The immediate goal is to refine the dashboard prototype based on clinician feedback. But the team is already thinking bigger. If the tool works for veterans, it could eventually be adapted for the broader population of people living with traumatic brain injury—car accident survivors, athletes, construction workers, anyone whose brain has been damaged by impact or blast. For veterans who have struggled with memory loss, chronic pain, or the fear of neurological decline, this represents something more than a technical advance. It's a recognition that their injuries are real, measurable, and treatable—not something to simply endure. The dashboard won't cure brain injury, but it could mean the difference between a treatment plan tailored to what's actually wrong and one that misses the mark entirely.
Notable Quotes
We want to create that immediate feedback loop to translate these findings to something that can be used by the actual clinicians who are treating these patients.— Jeffrey Howard, associate professor of public health at UTSA
There's so much variability in terms of how patients recover, what their symptoms are and how that translates into subsequent health risks later on.— Jeffrey Howard
The Hearth Conversation Another angle on the story
Why is the current way of classifying brain injuries in veterans falling short?
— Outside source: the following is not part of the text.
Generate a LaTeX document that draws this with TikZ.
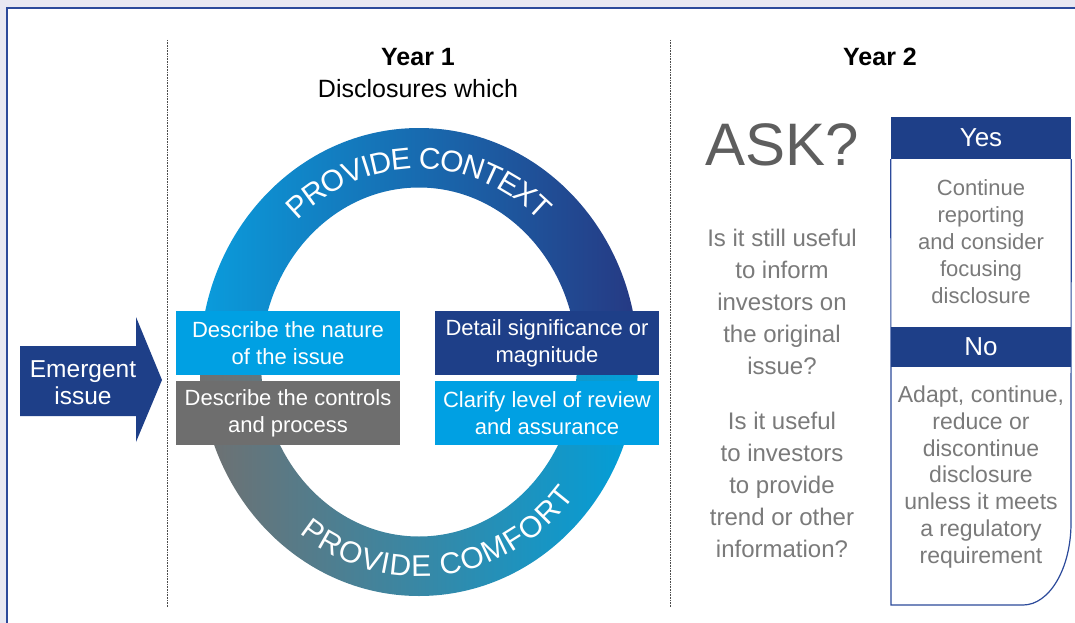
\documentclass[tikz,border=0pt]{standalone}
\usepackage{fontspec}
\setmainfont{Liberation Sans}
\usetikzlibrary{decorations.text}

\definecolor{navy}{HTML}{1E3F88}
\definecolor{skyblue}{HTML}{00A0E3}
\definecolor{boxgray}{HTML}{6E6E6E}
\definecolor{textgray}{HTML}{7A7A7A}
\definecolor{askgray}{HTML}{5E5E5E}
\definecolor{framebg}{HTML}{E8E8F2}
\definecolor{frameline}{HTML}{2C4A9B}
\definecolor{ringcyan}{HTML}{0A9CDC}
\definecolor{ringmid}{HTML}{0072B6}
\definecolor{ringnavy}{HTML}{263983}
\definecolor{ringgray}{HTML}{707070}
\definecolor{ringteal}{HTML}{4F8492}
\definecolor{ringblue}{HTML}{009FDA}

\newcommand{\fsize}[2]{\fontsize{#1pt}{#2pt}\selectfont}
\newcommand{\ringfont}{\fsize{30}{30}\color{white}}

\begin{document}
\begin{tikzpicture}[x=1pt,y=1pt,
	disc/.style={minimum width=224, minimum height=64, inner sep=0pt, align=center, text=white, font=\fsize{22}{27}},
	head/.style={fill=navy, minimum width=180, inner sep=0pt, text=white, font=\fsize{26}{26}},
	note/.style={align=center, text=textgray, inner sep=0pt},
	title/.style={align=center, inner sep=0pt, font=\fsize{25}{32}},
	divider/.style={draw=black!70, line width=0.8, dash pattern=on 0.8pt off 0.8pt}]
	\useasboundingbox (0,0) rectangle (1075,-623);
	\fill[framebg] (0,0) rectangle (1075,-623);
	\fill[white] (7,-8) rectangle (1075,-623);
	\draw[frameline, line width=1.5] (7,-623) -- (7,-8) -- (1075,-8);

	\draw[divider] (167,-40) -- (167,-607);
	\draw[divider] (670,-40) -- (670,-607);

	\node[title] (year1) at (418,-57) {\bfseries Year 1};
	\node[title] (which) at (418,-89) {Disclosures which};
	\node[title] (year2) at (880,-57) {\bfseries Year 2};

	\shade[left color=ringcyan, middle color=ringmid, right color=ringnavy]
		(200,-362) arc[start angle=180, end angle=0, x radius=219, y radius=234]
		-- (577,-362) arc[start angle=0, end angle=180, x radius=158, y radius=174.5] -- cycle;
	\shade[left color=ringgray, middle color=ringteal, right color=ringblue]
		(200,-362) arc[start angle=180, end angle=360, x radius=219, y radius=234]
		-- (577,-362) arc[start angle=360, end angle=180, x radius=158, y radius=174.5] -- cycle;
	\path[decorate, decoration={text along path, text align=center, raise=-10.7pt,
		text={|\ringfont|PROVIDE CONTEXT}}]
		(419,-362) ++(150:188.5 and 204) arc[start angle=150, end angle=30, x radius=188.5, y radius=204];
	\path[decorate, decoration={text along path, text align=center, raise=-10.7pt,
		text={|\ringfont|PROVIDE COMFORT}}]
		(419,-362) ++(207:188.5 and 204) arc[start angle=207, end angle=347, x radius=188.5, y radius=204];

	\node[disc, fill=skyblue] (nature) at (288,-343) {Describe the nature\\of the issue};
	\node[disc, fill=boxgray] (controls) at (288,-413) {Describe the controls\\and process};
	\node[disc, fill=navy] (magnitude) at (547,-343) {Detail significance or\\magnitude};
	\node[disc, fill=skyblue] (assurance) at (547,-413) {Clarify level of review\\and assurance};

	\fill[navy] (20,-346) -- (136,-346) -- (136,-317) -- (162,-380) -- (136,-442) -- (136,-416) -- (20,-416) -- cycle;
	\node[note, text=white, font=\fsize{24.5}{27}] (emergent) at (83,-383) {Emergent\\issue};

	\node[note, text=askgray, font=\fsize{60}{60}] (ask) at (782,-145) {ASK?};
	\node[note, font=\fsize{24}{32}] (inform) at (782,-302) {Is it still useful\\to inform\\investors on\\the original\\issue?};
	\node[note, font=\fsize{24}{32}] (trend) at (782,-485) {Is it useful\\to investors\\to provide\\trend or other\\information?};

	\node[head, minimum height=42] (yes) at (981,-138) {Yes};
	\draw[frameline, line width=1.2] (yes.south west) -- (891,-605) -- (1023,-605)
		arc[start angle=270, end angle=360, x radius=48, y radius=82] -- (yes.south east);
	\node[head, minimum height=40] (no) at (981,-347) {No};
	\node[note, font=\fsize{22}{27}] (continue) at (981,-242) {Continue\\reporting\\and consider\\focusing\\disclosure};
	\node[note, font=\fsize{23}{26.7}] (adapt) at (981,-477) {Adapt, continue,\\reduce or\\discontinue\\disclosure\\unless it meets\\a regulatory\\requirement};
\end{tikzpicture}
\end{document}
The system we have now is based on just a few obvious symptoms—memory problems, headaches, that kind of thing. But it doesn't account for the fact that many veterans have been hit multiple times, or that the same injury can affect different people in completely different ways. Two soldiers can have the same blast exposure and end up with totally different long-term problems. The classification system doesn't capture that complexity.
So the dashboard is meant to see the actual biology underneath the symptoms?
Exactly. Instead of just asking a patient what they're experiencing, we're looking at biomarkers—measurable things in the blood or brain—and detailed neurological assessments. That gives us a physiological basis for understanding what's actually happened to someone's brain, not just what they're reporting.
Why does that matter for treatment?
Because if you know what's actually wrong at the biological level, you can match the right treatment to the right patient. Right now, doctors are sometimes prescribing treatments that don't address the real problem. With better classification, you can be much more precise.
The team is working with 3,000 veterans' records. Is that enough to make a real difference?
It's a solid foundation for identifying patterns. But the real test is whether clinicians actually use it and whether it improves outcomes. That's why the VA is recruiting a panel of doctors to test the dashboard and give feedback. You need buy-in from the people who'll actually be using it.
What happens after this grant ends?
The hope is that after refinement, the dashboard could expand beyond veterans to anyone with traumatic brain injury. But first, it has to prove itself in the VA system. That's where the evidence will come from.